■ **Exercise goal**: Leaving out every picture, copy the lines of the data exactly, from the first through the line containing "import numpy as np".

■ **Dataset extract**:
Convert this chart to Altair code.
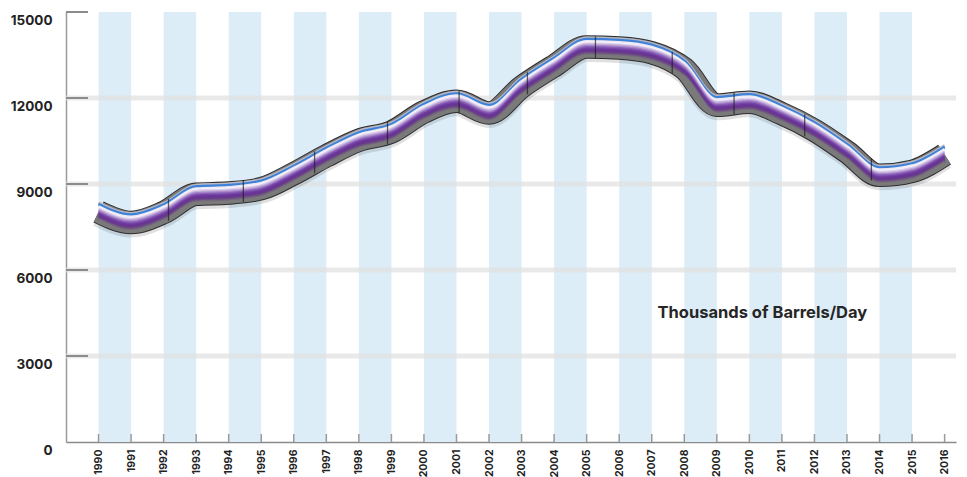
import altair as alt
import pandas as pd
import numpy as np

# ---------------- data ----------------
years = list(range(1990, 2017))
barrels = [8023, 7657, 8005, 8641, 8686, 8836, 9359, 9980, 10524, 10814,
           11512, 11884, 11477, 12384, 13120, 13779, 13744, 13580, 13022, 11750,
           11850, 11451, 10873, 10116, 9302, 9442, 10022]
band_starts = [1990, 1992, 1994, 1996, 1998, 2000, 2002, 2004, 2006, 2008, 2010, 2012, 2014]
band_ends = [1991, 1993, 1995, 1997, 1999, 2001, 2003, 2005, 2007, 2009, 2011, 2013, 2015]
grid_values = [3000, 6000, 9000, 12000]
y_tick_values = [0, 3000, 6000, 9000, 12000, 15000]
inner_tick_values = [3000, 6000, 9000, 12000, 15000]
segment_breaks = [1992.15, 1994.45, 1996.64, 1998.88, 2001.08, 2003.18, 2005.27,
                  2007.63, 2009.53, 2011.7, 2013.75]
label_text = ["Thousands of Barrels/Day"]
label_year = [2010.4]
label_value = [4500]

FONT = "Inter"
W, H = 890, 430

line_df = pd.DataFrame({"year": years, "value": barrels})
band_df = pd.DataFrame({"year": band_starts, "year2": band_ends,
                        "value": [15000] * len(band_starts), "value0": [0] * len(band_starts)})
grid_df = pd.DataFrame({"value": grid_values})
itick_df = pd.DataFrame({"value": inner_tick_values})
xtick_df = pd.DataFrame({"year": years})
break_df = pd.DataFrame({"year": segment_breaks,
                         "value": np.interp(segment_breaks, years, barrels)})
label_df = pd.DataFrame({"year": label_year, "value": label_value, "text": label_text})

xscale = alt.Scale(domain=[1989, 2016.35], nice=False, zero=False)
yscale = alt.Scale(domain=[0, 15000], nice=False)
xaxis = alt.Axis(values=years, format="d", labelAngle=-90, ticks=False, grid=False,
                 domainColor="#8a8a8a", domainWidth=1.5, labelFont=FONT,
                 labelFontWeight="bold", labelFontSize=10.5, labelColor="#222222",
                 labelPadding=7, title=None)
yaxis = alt.Axis(values=y_tick_values, format="d", ticks=False, grid=False,
                 domainColor="#9a9a9a", domainWidth=1.5, labelFont=FONT,
                 labelFontWeight="bold", labelFontSize=13.5, labelColor="#222222",
                 labelPadding=14, labelOffset=8, title=None)

X = alt.X("year:Q", scale=xscale, axis=xaxis)
Y = alt.Y("value:Q", scale=yscale, axis=yaxis)

layers = []

# alternating light blue year bands
layers.append(alt.Chart(band_df).mark_rect(color="#dcedf8").encode(
    x=X, x2="year2:Q", y=Y, y2="value0:Q"))

# horizontal grid bands
layers.append(alt.Chart(grid_df).mark_rule(color="#e0e0e0", strokeWidth=5, opacity=0.7).encode(y=Y))

# inward y ticks
layers.append(alt.Chart(itick_df).mark_rule(color="#8c8c8c", strokeWidth=2).encode(
    y=Y, x=alt.value(0), x2=alt.value(22)))

# inward x ticks
layers.append(alt.Chart(xtick_df).mark_rule(color="#9a9a9a", strokeWidth=1.5).encode(
    x=X, y=alt.value(H), y2=alt.value(H - 8)))

# tube: shadow, outline, body
base = alt.Chart(line_df)
lk = dict(interpolate="monotone", strokeCap="butt", strokeJoin="round")
layers.append(base.mark_line(color="#000000", opacity=0.12, strokeWidth=24, yOffset=3, **lk).encode(x=X, y=Y))
layers.append(base.mark_line(color="#2e2e2e", strokeWidth=23.5, **lk).encode(x=X, y=Y))
layers.append(base.mark_line(color="#7a7a7a", strokeWidth=21.5, **lk).encode(x=X, y=Y))

strips = [
    (-9.4, "#b9b9c6"),
    (-8.0, "#3f82d8"),
    (-7.0, "#3f82d8"),
    (-5.8, "#ece8f4"),
    (-4.6, "#f5f1fa"),
    (-3.4, "#ddd0ea"),
    (-2.2, "#c3abdb"),
    (-1.0, "#a686c9"),
    (0.2, "#8a61b7"),
    (1.4, "#7846a8"),
    (2.6, "#6c379b"),
    (3.8, "#683593"),
    (5.0, "#693a8c"),
    (6.2, "#6d4e84"),
    (7.4, "#74687c"),
    (8.6, "#7a7a7a"),
]
for off, col in strips:
    layers.append(base.mark_line(color=col, strokeWidth=2.4, yOffset=off, **lk).encode(x=X, y=Y))

# segment break marks
layers.append(alt.Chart(break_df).mark_tick(orient="vertical", size=22, thickness=1.3,
                                            color="#1e1e1e").encode(x=X, y=Y))

# annotation
layers.append(alt.Chart(label_df).mark_text(font=FONT, fontSize=16.5, fontWeight="bold",
                                            color="#262626").encode(x=X, y=Y, text="text:N"))

chart = alt.layer(*layers).properties(
    width=W, height=H,
    padding={"left": 2, "top": 3, "right": 0, "bottom": 0},
    background="white",
).configure_view(stroke=None)

chart.save("out.html", embed_options={"renderer": "svg", "actions": False})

■ **Expected answer**:
Convert this chart to Altair code.
import altair as alt
import pandas as pd
import numpy as np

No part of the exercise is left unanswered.